Bunun üzerine ATATÜRK şöyle konuşur:
“Mütarekenin ilk günlerini hatırlarsın. Saray ve hükümet teslimiyeti kabul etmişti. Hükümet sarayın, saray da itilaf devletlerinin elinin altına girmişti. Saray bu halinden memnundu. Fakat ben bunu kabul edemezdim. Buna karşı koymakla bir çıkış yolunu temin ederek, bu mazlum milleti tarih sahnesinden silmek, ortadan kaldırmak isteyenlere karşı harekete geçmek için kendimi vazifeli saymıştım. Dünyada tek başımıza idik, fakat benim inandığım ideale benimle beraber olanlar da bağlandılar ve netice hâsıl oldu. Mütareke 30 Ekim 1918’de imzalanmıştı. Vatan parçalanmış, istilaya uğramıştı. Peki, 30 Ekim 1918’den bizim İzmir’e girdiğimiz tarih olan 9 Eylül 1922’ye kadar kaç yıl geçti?
Dört yıl.
29 Ekim 1923’te Cumhuriyeti ilan ettik.
İşte beş yıla sığdırdığımız büyük inkılâp, bizim yaşadığımız şartlara duçar (kötü duruma düşen) olmuş, hangi milletin tarihinde vardır? Bu mazlum millet kendisinin hakkı olan yere ulaşmıştır, çektiğimiz acıların, sıkıntıların en büyük mükâfatı (ödülü) işte budur. Bütün dünya bunu görmüştür. Daha da görecekleri vardır. Beni en çok mesut eden hadise, bu mazlum milletin hak ettiği bu yere gelmesidir. Sen benim 30 Ekim 1918 sonrası günlerdeki çektiğim azabı bilirsin. Yanımdaydın. Mondros 30 Ekim’dir. Cumhuriyet 29 Ekim. İşte bu da, mazlum bir milletin ahıdır. Sanırım ki o zamanki devletler bunu anlamışlardır.”

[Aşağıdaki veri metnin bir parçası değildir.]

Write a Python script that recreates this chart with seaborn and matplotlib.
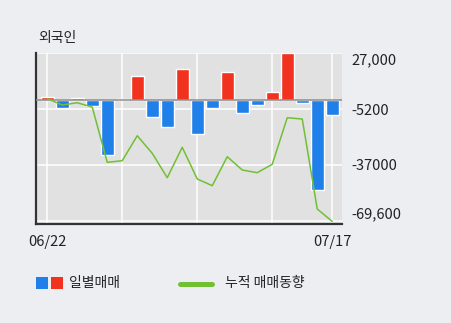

ATATÜRK bir an durur, elini masanın üzerine koyar ve:
“Deyiniz ki, bu tarihten silinmek istenilen bir milletin öcüdür…”
Fahrettin ALTAY
“Ama paşam bundan hiç bahsetmediniz”
ATATÜRK cevap verir:
“Övünmek olur, övünmek benimle beraber mefkûreye (ülküye, gayeye) inananların, milletin, ordunun hakkıdır.”
Ne kadar muhteşem değil mi? Gazi Mustafa Kemal ATATÜRK 30 Ekim 1918 de imzalanan Mondros Mütarekesi ile her anlamda teslimiyet içine girmiş, kendi tabiri ile esarete uğramış milletinin kaç yıl bu esaret altında kaldığı sorusuna 5 yıl cevabı vermek istemez. O nedenle 4 yıl 364 gün sonra cumhuriyeti ilan ederek bir ifadeyi kesinleştirmek ister.
Dahası, esaretin yıldönümünden 1 gün önce cumhuriyeti ilan ederek bir anlamda dünyaya meydan okur. Mağrur ve galip batılı devletlere ‘Ben 30 Ekim’i tanımıyorum!
Sizden bir gün öndeyim. Siz 29 Ekim’i tanıyacaksınız!’ diye haykırır. * İşte, Milletine aşık Devlet adamı budur! Böyle bir diplomatik zekaya sahip kaç devlet adamı tanıyorsunuz? Attığı tutarsız Twitler ile dünyayı yönettiğini sananları mı?
Yoksa her söylenene inanıp, herkes tarafından kandırılanları mı? Devlet adamı olarak görüyorsunuz?
Hangisini lütfen söyleyin!
Devlet adamlığında ATATÜRK’ün üstüne var mı? Nur içinde yat Atam... Cumhuriyetin bizlere emanet! Ay-Yıldızlı bayrağı sonsuza kadar bu coğrafyada dalgalandırmak için yeminliyiz! Damarlarımızdaki asil kan ile yolundayız!